5. Set a Tax Home Base and Don’t Be a ‘Floating Taxpayer’

While being location-independent is thrilling, not having a declared tax home can get tricky. If you don’t spend enough time in one country to be a tax resident, you may fall into a gray zone, making it harder to open bank accounts, qualify for tax treaties, or access public services. That’s why many remote workers choose a base country not necessarily where they’re from, but where tax policies are remote-friendly. Countries like Portugal via the NHR program, UAE, or Georgia offer attractive options with low or no income tax on foreign-earned income. By setting your “home base” there and aligning your life accordingly (bank accounts, address, residence card), you can bring structure and clarity to your global lifestyle while saving thousands in taxes.

6. Understand Self-Employment and CFC Rules to Avoid the Red Flags

If you’ve registered a company abroad or operate as a freelancer under a corporate structure, beware oControlled Foreign Corporation (CFC) rules. Many countries, including Nigeria and South Africa, require you to declare and potentially pay taxes on foreign-held companies that you control. Similarly, self-employed individuals may owe social security taxes, professional fees, or even digital service VAT depending on where their clients are and where they operate. Misunderstanding these obligations can lead to penalties or legal trouble. It’s not about paying more, it’s about paying right. Before setting up any structure abroad, consult with international tax experts who can advise you on entity selection, withholding taxes, and repatriation of income.

7. Pay Yourself the Right Way

Whether you’re a business owner or a solo consultant, the way you pay yourself matters. Instead of sporadic transfers, adopt a salary system with consistent payouts and currency choice (USD, EUR, etc.) to protect against fluctuations. Use platforms like Deel or Wise to make transfers smoother and compliant. Paying yourself the right way also helps when applying for visas, loans, or even renting in a new country because a clear proof of income and stability is a win. More so, it helps with tax planning, since structured income gives you better control over your annual tax liabilities, allowable deductions, and retirement savings strategies.
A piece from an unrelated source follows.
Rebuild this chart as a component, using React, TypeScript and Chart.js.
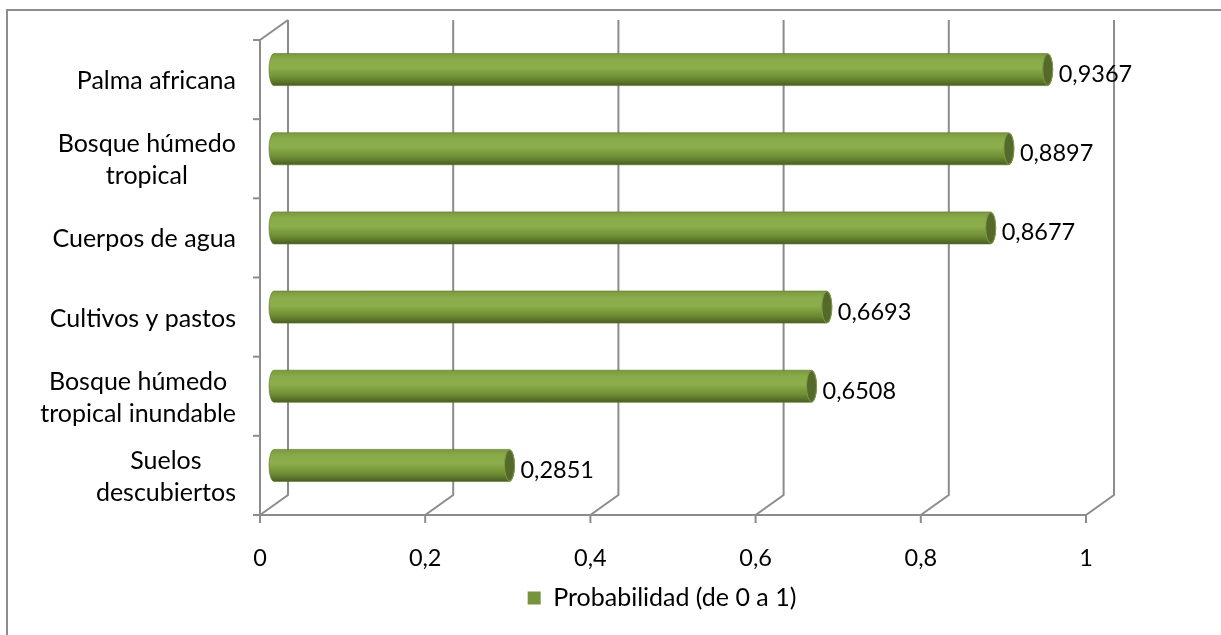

8. Leverage Tax Deductions Smartly

Remote work doesn’t just allow freedom, it creates legitimate tax deductions if you document and claim them right. If you work from home, part of your rent, internet bill, phone usage, and electricity may be tax-deductible. Subscriptions like Notion, Grammarly, Canva, or Zoom? Potential deductions. Traveling for work, attending online courses, or buying a new laptop for work? Those could count too. The key is accurate recordkeeping, not guesswork. Use tools like Expensify, Wave, or a simple spreadsheet to log expenses and keep receipts. At year-end, your “normal” expenses could slash your taxable income significantly putting money back in your pocket legally.

Conclusion

Remote work is more than just a lifestyle anymore, it’s a shift in how we live, earn, and connect with the world. But with that freedom comes a new layer of responsibility: understanding how your income is taxed across borders. Whether you’re a freelancer sending invoices from Nairobi, a full-time remote employee in the United States, or a digital nomad living in Bali and Barcelona, your financial success depends on your ability to stay informed, organized, and compliant. Don’t wait for a scary email from a tax authority or the stress of last-minute filing. Start now. Track your days, separate your finances, ask questions, speak to professionals, and embrace the systems that make your life simpler. Because the goal isn’t just to work from anywhere,it’s to thrive from anywhere.